Podcaster Pushes Solar Energy as National Security Win
A prominent social media voice is championing solar energy development, framing clean power as essential to American national security. Her posts highlight China's massive solar expansion while urging the U.S. to accelerate its own investment.
A new voice is bringing solar energy into unexpected conversations, and the message is catching attention.
Katie Miller, a podcaster with significant social media reach, has spent the past month posting nearly a dozen times about the benefits of solar development. Her angle is fresh: she's framing renewable energy investment as a critical national security priority for the United States.
Miller's posts often point to China's extensive solar buildout as both a challenge and a blueprint. By highlighting how far ahead China has moved in solar infrastructure, she's making the case that American investment in clean energy isn't just environmental policy. It's strategic competition.
The framing is notable because it bridges political divides that often stall clean energy progress. When solar power gets positioned alongside national security and economic competitiveness, it opens doors to broader support across the political spectrum.
Miller typically focuses her social media presence on birth rates and technology industry dynamics. Her pivot to championing solar represents an expansion of the clean energy conversation into new networks and audiences who might not traditionally engage with climate topics.

The Ripple Effect
The real power here isn't just one person's posts. It's the potential for reframing how Americans think about renewable energy.

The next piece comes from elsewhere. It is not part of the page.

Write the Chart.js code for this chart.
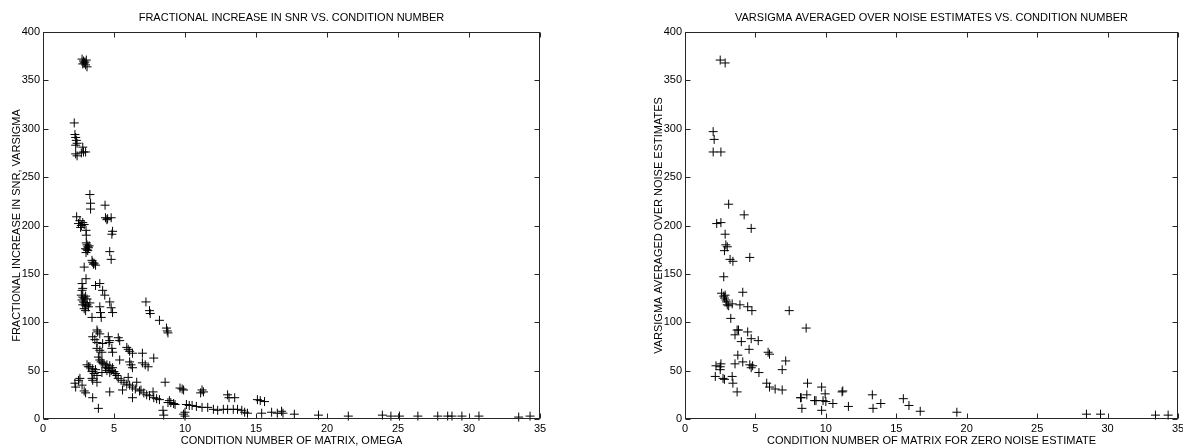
<!DOCTYPE html>
<html>
<head>
<meta charset="utf-8">
<script src="https://cdn.jsdelivr.net/npm/chart.js@4.4.1/dist/chart.umd.min.js"></script>
<style>
  html, body { margin: 0; padding: 0; background: #fff; width: 1183px; height: 448px; overflow: hidden; position: relative; }
  canvas { position: absolute; top: 0; }
  #snrChart { left: 0; }
  #avgChart { left: 642px; }
</style>
</head>
<body>
<canvas id="snrChart" width="600" height="448"></canvas>
<canvas id="avgChart" width="600" height="448"></canvas>
<script>
// tick values (same on both plots)
const condTicks = [0, 5, 10, 15, 20, 25, 30, 35];
const sigmaTicks = [0, 50, 100, 150, 200, 250, 300, 350, 400];

// left plot: [condition number of omega, fractional increase in SNR]
const snrPoints = [
  [2.75,372],[2.85,370],[2.95,369],[3.05,371],[2.8,367],[3.0,366],[3.1,364],[2.9,368],
  [2.2,306],[2.25,294],[2.3,291],[2.35,288],[2.4,285],[2.3,283],[2.3,274],[2.4,272],[2.8,281],[2.85,276],[2.7,275],[3.0,276],
  [3.3,232],[3.35,223],[3.35,217],[4.37,221],[2.37,209],[2.6,205],[2.5,202],[2.7,200],[2.8,203],[2.65,198],[2.9,201],
  [4.4,208],[4.55,207],[4.8,208],[4.5,206],[4.9,194],[4.85,191],[3.03,195],[3.05,190],
  [3.05,182],[3.1,180],[3.15,178],[3.2,177],[3.1,175],[3.0,176],[3.25,179],[3.15,174],[3.03,172],
  [4.7,173],[4.8,165],[3.45,164],[3.5,162],[3.6,161],[3.7,159],[3.55,160],[2.9,157],
  [3.03,145],[2.75,140],[2.8,135],[2.75,133],[3.7,138],[4.0,140],[4.2,133],[4.35,128],
  [2.7,128],[2.8,126],[2.9,125],[3.0,127],[2.75,123],[2.85,121],[2.95,120],[3.1,118],[3.2,116],[2.9,114],[3.0,117],[3.3,120],[3.1,124],[2.8,118],[3.0,112],
  [4.0,116],[4.05,110],[4.1,105],[3.45,105],[4.7,121],[4.8,115],[4.9,110],
  [7.25,121],[7.5,112],[7.55,109],[8.2,102],[8.7,94],[8.75,91],[8.8,89],
  [3.8,92],[3.85,90],[4.0,88],[3.5,85],[3.65,82],[3.8,79],[4.6,85],[4.7,81],[4.65,79],[5.3,84],[5.4,81],[4.2,78],
  [3.8,73],[4.0,71],[4.15,69],[4.85,73],[4.9,69],[5.9,74],[6.0,72],[6.1,70],[6.3,68],[7.0,68],[7.8,63],
  [3.9,64],[4.0,61],[4.1,59],[4.2,58],[5.4,61],[6.1,59],[6.2,56],[6.3,53],[7.0,58],[7.2,56],[7.4,54],
  [4.3,57],[4.5,56],[4.7,55],[4.9,53],[4.6,52],[4.8,50],[5.0,49],[5.1,47],[5.2,45],[4.4,53],[4.5,50],[4.7,48],
  [3.1,56],[3.3,54],[3.5,52],[3.7,51],[3.45,49],[3.6,47],[3.8,45],[4.15,48],
  [5.3,42],[5.5,40],[5.7,38],[5.9,36],[6.0,43],[6.1,35],[6.3,33],[6.5,31],[6.8,29],[6.6,38],[6.9,30],[7.1,27],[7.3,25],[7.75,28],[8.6,38],
  [7.5,24],[7.8,22],[8.0,21],[8.2,20],[8.9,19],[9.0,17],[9.2,16],[9.3,15],[8.8,17],[9.65,32],[9.8,31],[9.9,30],[11.2,30],[11.3,28],[11.1,27],
  [10.1,15],[10.3,14],[10.5,14],[10.8,13],[11.2,12],[11.6,12],[12.0,10],[12.3,9],[10.0,7],[10.0,3],[9.9,5],[8.45,9],[8.5,4],
  [2.25,37],[2.3,33],[2.5,40],[2.6,42],[2.75,35],[2.9,29],[3.0,27],[3.45,42],[3.5,40],[3.2,54],[3.8,38],[4.7,28],[5.6,30],[6.3,22],[3.9,11],[3.5,22],
  [13.0,25],[13.1,22],[13.5,22],[12.7,10],[13.0,10],[13.4,10],[13.7,10],[14.0,9],[14.2,7],[14.4,6],[15.1,20],[15.3,19],[15.6,18],[15.4,6],
  [16.1,7],[16.5,6],[16.9,6],[16.8,8],[17.7,5],[19.4,4],[21.5,3],[23.9,4],[24.5,3],[25.1,3],[26.4,3],[27.8,3],[28.5,3],[28.8,3],[29.5,3],[30.7,3],[33.5,2],[34.3,3]
];

// right plot: [condition number for zero noise estimate, averaged varsigma]
const avgPoints = [
  [2.5,371],[2.85,368],[2.0,297],[2.07,289],[2.0,276],[2.55,276],[3.1,222],[4.2,211],[2.25,202],[2.55,203],[4.7,197],[2.85,191],
  [2.9,180],[3.0,178],[2.8,174],[3.2,165],[3.4,163],[4.6,167],[2.75,147],
  [2.6,130],[2.75,127],[2.8,125],[2.9,123],[2.95,121],[3.0,118],[3.1,117],[2.85,128],[3.35,119],[4.1,131],[3.9,118],[4.45,116],[4.75,112],
  [3.25,104],[3.7,92],[3.8,92],[3.55,87],[4.45,90],[4.0,80],[4.7,83],[5.2,81],[4.55,72],[3.75,66],[3.55,57],[4.1,59],
  [4.6,56],[4.8,55],[4.7,53],[5.25,48],[5.9,69],[6.0,67],[5.8,37],[6.0,33],[6.4,31],[6.9,30],[6.9,51],[7.15,60],[7.4,112],[8.6,94],
  [2.2,55],[2.55,57],[2.5,54],[2.15,44],[2.5,51],[2.7,42],[2.8,41],[3.35,44],[3.4,37],[3.7,28],
  [8.2,22],[8.25,22],[8.3,11],[8.7,37],[8.65,25],[9.2,19],[9.3,19],[9.7,33],[9.8,19],[9.7,9],[9.95,26],[10.0,18],[10.5,16],[11.15,28],[11.2,29],[11.6,13],
  [13.3,25],[13.35,11],[13.9,16],[15.5,21],[15.9,14],[16.7,8],[19.3,7],[28.5,5],[29.5,5],[33.4,4],[34.3,4]
];

const FONT = { family: "'Liberation Sans', Arial, Helvetica, sans-serif", size: 11 };

// box round the plot with inward ticks on all four sides, like the original
const boxTicks = {
  id: 'boxTicks',
  afterDraw(chart) {
    const { ctx, chartArea: a } = chart;
    const xs = chart.scales.x, ys = chart.scales.y;
    const L = Math.round(a.left) + 0.5, R = Math.round(a.right) - 0.5;
    const T = Math.round(a.top) + 0.5, B = Math.round(a.bottom) - 0.5;
    ctx.save();
    ctx.strokeStyle = '#262626';
    ctx.lineWidth = 1;
    ctx.beginPath();
    xs.ticks.forEach(t => {
      const px = Math.round(xs.getPixelForValue(t.value)) + 0.5;
      ctx.moveTo(px, B); ctx.lineTo(px, B - 5);
      ctx.moveTo(px, T); ctx.lineTo(px, T + 5);
    });
    ys.ticks.forEach(t => {
      const py = Math.round(ys.getPixelForValue(t.value)) + 0.5;
      ctx.moveTo(L, py); ctx.lineTo(L + 5, py);
      ctx.moveTo(R, py); ctx.lineTo(R - 5, py);
    });
    ctx.stroke();
    ctx.strokeRect(L, T, R - L, B - T);
    ctx.restore();
  }
};

function makeScatter(id, points, title, xTitle, yTitle, padRight) {
  new Chart(document.getElementById(id), {
    type: 'scatter',
    data: {
      datasets: [{
        data: points.map(p => ({ x: p[0], y: p[1] })),
        pointStyle: 'cross',
        pointRadius: 4.5,
        pointHoverRadius: 4.5,
        borderColor: '#000',
        borderWidth: 1,
        clip: false
      }]
    },
    options: {
      responsive: false,
      animation: false,
      events: [],
      layout: { padding: { left: 0, right: padRight, top: 0, bottom: 0 } },
      plugins: {
        legend: { display: false },
        tooltip: { enabled: false },
        title: {
          display: true,
          text: title,
          color: '#000',
          font: { ...FONT, weight: 'normal' },
          padding: { top: 11, bottom: 7.8 }
        }
      },
      scales: {
        x: {
          type: 'linear',
          min: 0, max: 35,
          afterBuildTicks: s => { s.ticks = condTicks.map(v => ({ value: v })); },
          afterFit: s => { s.height = 29; },
          grid: { display: false, drawTicks: false },
          border: { display: false },
          ticks: { color: '#000', font: FONT, padding: 3, maxRotation: 0 },
          title: { display: true, text: xTitle, color: '#000', font: FONT, padding: { top: 0, bottom: 0 } }
        },
        y: {
          type: 'linear',
          min: 0, max: 400,
          afterBuildTicks: s => { s.ticks = sigmaTicks.map(v => ({ value: v })); },
          afterFit: s => { s.width = 43; },
          grid: { display: false, drawTicks: false },
          border: { display: false },
          ticks: { color: '#000', font: FONT, padding: 3 },
          title: { display: true, text: yTitle, color: '#000', font: FONT, padding: { top: 10.5, bottom: 0 } }
        },
        // empty spacer on the right so the title centres over the plot box
        spacer: {
          type: 'linear',
          position: 'right',
          afterFit: s => { s.width = 43; },
          grid: { display: false, drawTicks: false },
          border: { display: false },
          ticks: { display: false }
        }
      }
    },
    plugins: [boxTicks]
  });
}

makeScatter('snrChart', snrPoints,
  'FRACTIONAL INCREASE IN SNR VS. CONDITION NUMBER',
  'CONDITION NUMBER OF MATRIX, OMEGA',
  'FRACTIONAL INCREASE IN SNR, VARSIGMA', 17);

makeScatter('avgChart', avgPoints,
  'VARSIGMA AVERAGED OVER NOISE ESTIMATES VS. CONDITION NUMBER',
  'CONDITION NUMBER OF MATRIX FOR ZERO NOISE ESTIMATE',
  'VARSIGMA AVERAGED OVER NOISE ESTIMATES', 21);
</script>
</body>
</html>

When clean energy gets discussed purely as an environmental issue, it can feel abstract or partisan to some audiences. But when it's presented as economic strength, job creation, and national security, the conversation shifts. Suddenly, solar panels aren't just about reducing emissions. They're about American competitiveness and energy independence.
China currently dominates global solar manufacturing and installation. The country added more solar capacity in 2023 than the entire world combined in 2022. That kind of gap creates genuine strategic concerns about supply chains, technological leadership, and economic advantage.
By bringing these angles to her audience, Miller is helping normalize solar advocacy in spaces where it might have faced skepticism. That kind of cross-pollination of ideas helps build the broad coalitions needed for major infrastructure investment.
The United States has been ramping up domestic solar manufacturing and installation, supported by recent federal investment. But voices that can translate those efforts into language that resonates across different communities make the work more durable and widely supported.
When more Americans see solar energy as a strength issue rather than just a green issue, the path forward gets clearer for everyone.